Concussions raise the stakes immeasurably. The new question, then, is if cumulative concussions should be treated any differently than a season-ending knee injury in a university’s annual scholarship review. Dustin Fink, a certified athletic trainer who also runs The Concussion Blog, says he thinks the NCAA should consider “automatically granting schools the extra scholarship if a player has to stop due to concussions.”
“Talk about a message that would be clear,” Fink says in an email. “This may also have a secondary impact of giving the players and schools an ‘out’ in [cases with] multiple concussions.”
Oriard, too, said says an athlete’s long-term mental health should hold more weight than a pair of healthy knees: “We’ve known for a long time that old players become increasingly immobile as we age,” Oriard says, “but this stuff is an order of magnitude greater. We’re talking about losing your self, not your mobility. That has to be an urgent concern.”

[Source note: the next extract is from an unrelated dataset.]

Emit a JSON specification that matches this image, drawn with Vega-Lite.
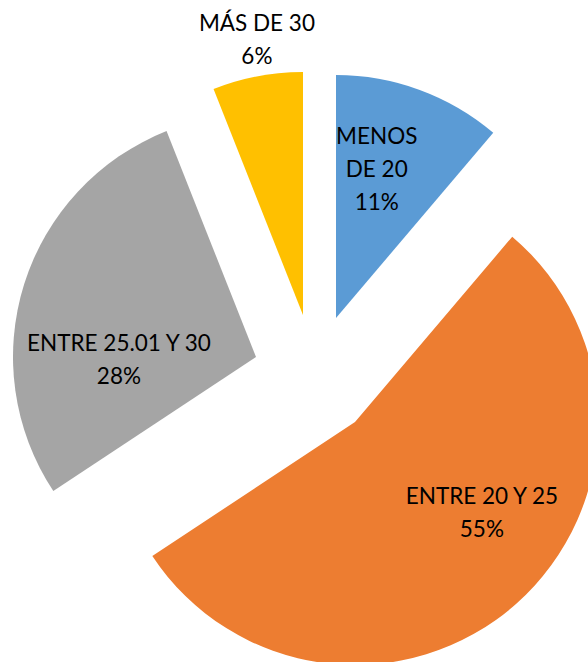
{
  "$schema": "https://vega.github.io/schema/vega-lite/v6.json",
  "width": 588,
  "height": 662,
  "autosize": "none",
  "padding": 0,
  "background": "white",
  "config": {"view": {"stroke": null}},
  "data": {
    "values": [
      {"grupo": "MENOS DE 20", "texto": "MENOS\nDE 20\n11%", "porcentaje": 11.2, "orden": 1},
      {"grupo": "ENTRE 20 Y 25", "texto": "ENTRE 20 Y 25\n55%", "porcentaje": 54.5, "orden": 2},
      {"grupo": "ENTRE 25.01 Y 30", "texto": "ENTRE 25.01 Y 30\n28%", "porcentaje": 28.3, "orden": 3},
      {"grupo": "MÁS DE 30", "texto": "MÁS DE 30\n6%", "porcentaje": 6.0, "orden": 4}
    ]
  },
  "transform": [
    {"stack": "porcentaje", "groupby": [], "sort": [{"field": "orden"}], "as": ["p0", "p1"]},
    {"calculate": "(datum.p0 + datum.p1) / 2", "as": "pmid"}
  ],
  "encoding": {
    "color": {
      "field": "grupo",
      "type": "nominal",
      "scale": {
        "domain": ["MENOS DE 20", "ENTRE 20 Y 25", "ENTRE 25.01 Y 30", "MÁS DE 30"],
        "range": ["#5B9BD5", "#ED7D31", "#A5A5A5", "#FFC000"]
      },
      "legend": null
    }
  },
  "layer": [
    {
      "transform": [{"filter": "datum.orden == 1"}],
      "layer": [
        {
          "mark": {"type": "arc", "outerRadius": 243, "xOffset": 42, "yOffset": -13},
          "encoding": {
            "theta": {"field": "p0", "type": "quantitative", "scale": {"domain": [0, 100], "range": [0, 6.283185307179586]}},
            "theta2": {"field": "p1"}
          }
        },
        {
          "mark": {"type": "text", "radius": 153, "xOffset": 42, "yOffset": -13, "dx": -12, "dy": -37, "font": "Lato", "fontSize": 22.5, "lineBreak": "\n", "lineHeight": 33, "align": "center", "baseline": "middle"},
          "encoding": {
            "theta": {"field": "pmid", "type": "quantitative", "scale": {"domain": [0, 100], "range": [0, 6.283185307179586]}},
            "text": {"field": "texto"},
            "color": {"value": "black"}
          }
        }
      ]
    },
    {
      "transform": [{"filter": "datum.orden == 2"}],
      "layer": [
        {
          "mark": {"type": "arc", "outerRadius": 243, "xOffset": 61, "yOffset": 91},
          "encoding": {
            "theta": {"field": "p0", "type": "quantitative", "scale": {"domain": [0, 100], "range": [0, 6.283185307179586]}},
            "theta2": {"field": "p1"}
          }
        },
        {
          "mark": {"type": "text", "radius": 152, "xOffset": 61, "yOffset": 91, "dx": 26, "dy": -39, "font": "Lato", "fontSize": 22.5, "lineBreak": "\n", "lineHeight": 33, "align": "center", "baseline": "middle"},
          "encoding": {
            "theta": {"field": "pmid", "type": "quantitative", "scale": {"domain": [0, 100], "range": [0, 6.283185307179586]}},
            "text": {"field": "texto"},
            "color": {"value": "black"}
          }
        }
      ]
    },
    {
      "transform": [{"filter": "datum.orden == 3"}],
      "layer": [
        {
          "mark": {"type": "arc", "outerRadius": 243, "xOffset": -38, "yOffset": 26},
          "encoding": {
            "theta": {"field": "p0", "type": "quantitative", "scale": {"domain": [0, 100], "range": [0, 6.283185307179586]}},
            "theta2": {"field": "p1"}
          }
        },
        {
          "mark": {"type": "text", "radius": 128, "xOffset": -38, "yOffset": 26, "dx": -15, "dy": 25, "font": "Lato", "fontSize": 22.5, "lineBreak": "\n", "lineHeight": 33, "align": "center", "baseline": "middle"},
          "encoding": {
            "theta": {"field": "pmid", "type": "quantitative", "scale": {"domain": [0, 100], "range": [0, 6.283185307179586]}},
            "text": {"field": "texto"},
            "color": {"value": "black"}
          }
        }
      ]
    },
    {
      "transform": [{"filter": "datum.orden == 4"}],
      "layer": [
        {
          "mark": {"type": "arc", "outerRadius": 243, "xOffset": 9, "yOffset": -16},
          "encoding": {
            "theta": {"field": "p0", "type": "quantitative", "scale": {"domain": [0, 100], "range": [0, 6.283185307179586]}},
            "theta2": {"field": "p1"}
          }
        },
        {
          "mark": {"type": "text", "radius": 278, "xOffset": 9, "yOffset": -16, "dx": 6, "dy": -18, "font": "Lato", "fontSize": 22.5, "lineBreak": "\n", "lineHeight": 33, "align": "center", "baseline": "middle"},
          "encoding": {
            "theta": {"field": "pmid", "type": "quantitative", "scale": {"domain": [0, 100], "range": [0, 6.283185307179586]}},
            "text": {"field": "texto"},
            "color": {"value": "black"}
          }
        }
      ]
    }
  ]
}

Part of the issue for athletes, of course, is that it’s much easier to hide brain trauma. You stand up from a hard hit, take a few dizzying steps, and get back into the huddle. Because the consequences of multiple concussions might not emerge until a decade or two after a player’s final snap, 20-year-olds still retain their “self” after a few hard hits. In this new age of concussion consciousness, that makes the choice to leave the game for fear of long-term mental health issues both admirable and, in all likelihood, rare. There are football players at every level who feel as if the game is, as Bell said last April, “the only thing I’m really good at” — and if it’s the only thing paying tuition, there’s no incentive to even report the injury in the first place. Bell, Threet, Newton, and Thomas might turn out to be exceptional cases, given the political economy of college sports. Everyone — players and coaches and administrators alike — did the admirable thing in a world whose rules all but demand they behave irresponsibly.